Now that you understand what the Colorado Privacy Act is – and the rights it establishes – let’s dive into how your company can ensure compliance with these new requirements.

For starters, the CPA requires that your business provide a Privacy Notice to all customers. This document must be clear and accessible, so all users are made aware of the practices surrounding the processing of their private information.

The privacy notice must define the type of personal data you collect, why that information needs to be processed, and how consumers can exercise their rights under the CPA.
Similarly, the law imposes data minimization and safeguard requirements to ensure the information you do collect is protected. For example, only details that are reasonably necessary – and that relate to the purposes disclosed – are allowed to be collected.

So, if an organization states they need your details to validate your identity, they cannot turn around and use that data to develop targeted advertising.

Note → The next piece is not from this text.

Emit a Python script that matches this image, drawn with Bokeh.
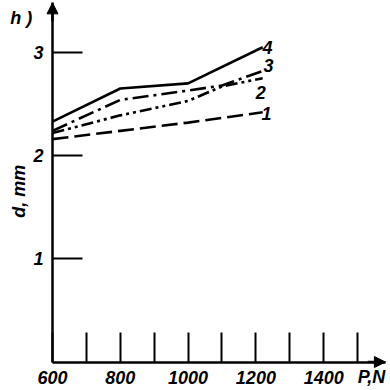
import math
from bokeh.plotting import figure
from bokeh.models import Range1d, FixedTicker, Arrow, NormalHead
from bokeh.core.properties import value
from bokeh.embed import file_html
from bokeh.resources import INLINE

# ---- data ----
p1_x = [600, 800, 1000, 1220]
d1 = [2.16, 2.24, 2.32, 2.42]
p2_x = [600, 800, 1000, 1100, 1220]
d2 = [2.22, 2.39, 2.53, 2.67, 2.75]
p3_x = [600, 800, 1000, 1100, 1220]
d3 = [2.24, 2.54, 2.63, 2.68, 2.82]
p4_x = [600, 800, 1000, 1220]
d4 = [2.33, 2.65, 2.70, 3.05]

curve_labels = ["1", "2", "3", "4"]
x_ticks = [600, 700, 800, 900, 1000, 1100, 1200, 1300, 1400, 1500]
x_tick_labels = {600: "600", 800: "800", 1000: "1000", 1200: "1200", 1400: "1400"}
y_ticks = [1, 2, 3]

FONT = "Liberation Sans"
STYLE = "bold italic"
FS = "18px"

p = figure(width=390, height=390, output_backend="svg", toolbar_location=None,
           x_range=Range1d(446.6, 1597.1), y_range=Range1d(-0.276, 3.503),
           min_border_left=0, min_border_right=0, min_border_top=0, min_border_bottom=0)
p.outline_line_color = None
p.xgrid.visible = False
p.ygrid.visible = False
p.background_fill_color = "white"
p.border_fill_color = "white"

# x axis
xa = p.xaxis[0]
xa.fixed_location = 0
xa.bounds = (600, 1582)
xa.ticker = FixedTicker(ticks=x_ticks)
xa.major_label_overrides = {t: x_tick_labels.get(t, "") for t in x_ticks}
xa.major_tick_in = 30
xa.major_tick_out = 0
xa.minor_tick_line_color = None
xa.axis_line_width = 2.5
xa.major_tick_line_width = 2
xa.major_label_standoff = 9
xa.major_label_text_font = FONT
xa.major_label_text_font_style = STYLE
xa.major_label_text_font_size = FS
xa.major_label_text_color = "black"

# y axis
ya = p.yaxis[0]
ya.fixed_location = 600
ya.bounds = (0, 3.48)
ya.ticker = FixedTicker(ticks=y_ticks)
ya.major_tick_in = 30
ya.major_tick_out = 0
ya.minor_tick_line_color = None
ya.axis_line_width = 2.5
ya.major_tick_line_width = 2
ya.major_label_standoff = 9
ya.major_label_text_font = FONT
ya.major_label_text_font_style = STYLE
ya.major_label_text_font_size = FS
ya.major_label_text_color = "black"

# arrow heads on axes
p.add_layout(Arrow(end=NormalHead(size=11, fill_color="black", line_color="black"),
                   x_start=600, y_start=3.3, x_end=600, y_end=3.48, line_width=2.5))
p.add_layout(Arrow(end=NormalHead(size=11, fill_color="black", line_color="black"),
                   x_start=1530, y_start=0, x_end=1582, y_end=0, line_width=2.5))

# curves
p.line(p1_x, d1, line_color="black", line_width=2.6, line_dash="16 6")
p.line(p2_x, d2, line_color="black", line_width=2.6, line_dash="12 4 3 4 3 4")
p.line(p3_x, d3, line_color="black", line_width=2.6, line_dash="16 5 3 5")
p.line(p4_x, d4, line_color="black", line_width=2.6)

# curve labels
p.text(x=[1231, 1214, 1237, 1234], y=[2.41, 2.61, 2.87, 3.05], text=curve_labels,
       text_font=value(FONT), text_font_style=STYLE, text_font_size=FS,
       text_align="center", text_baseline="middle", text_color="black")

# other texts
p.text(x=[508], y=[3.33], text=["h )"], text_font=value(FONT), text_font_style=STYLE,
       text_font_size=FS, text_align="center", text_baseline="middle", text_color="black")
p.text(x=[500], y=[1.68], text=["d,  mm"], angle=math.pi / 2, text_font=value(FONT),
       text_font_style=STYLE, text_font_size=FS, text_align="center",
       text_baseline="middle", text_color="black")
p.text(x=[1541], y=[-0.15], text=["P,N"], text_font=value(FONT), text_font_style=STYLE,
       text_font_size=FS, text_align="center", text_baseline="middle", text_color="black")

open("out.html", "w").write(file_html(p, INLINE))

Regardless of the reason for collecting data, your organization must first obtain consent from the consumer. This is where the opportunity to opt-out comes in – the user must provide a clear yes or no answer as to whether they want their data to be collected.

Another aspect of complying with the CPA is ensuring that the information you process is safeguarded. Your organization is responsible for implementing security measures based on the volume, nature, and scope of the data that is controlled.

It is important to note that the Colorado Privacy Act does not have a private right of action – but both the state District Attorney and the Attorney General can take civil action. The civil enforcement authority ensures that they can verify that businesses are complying with the regulations.

If there is a violation, businesses have 60 days to remedy it. However, this cure period will only be in place until 2025.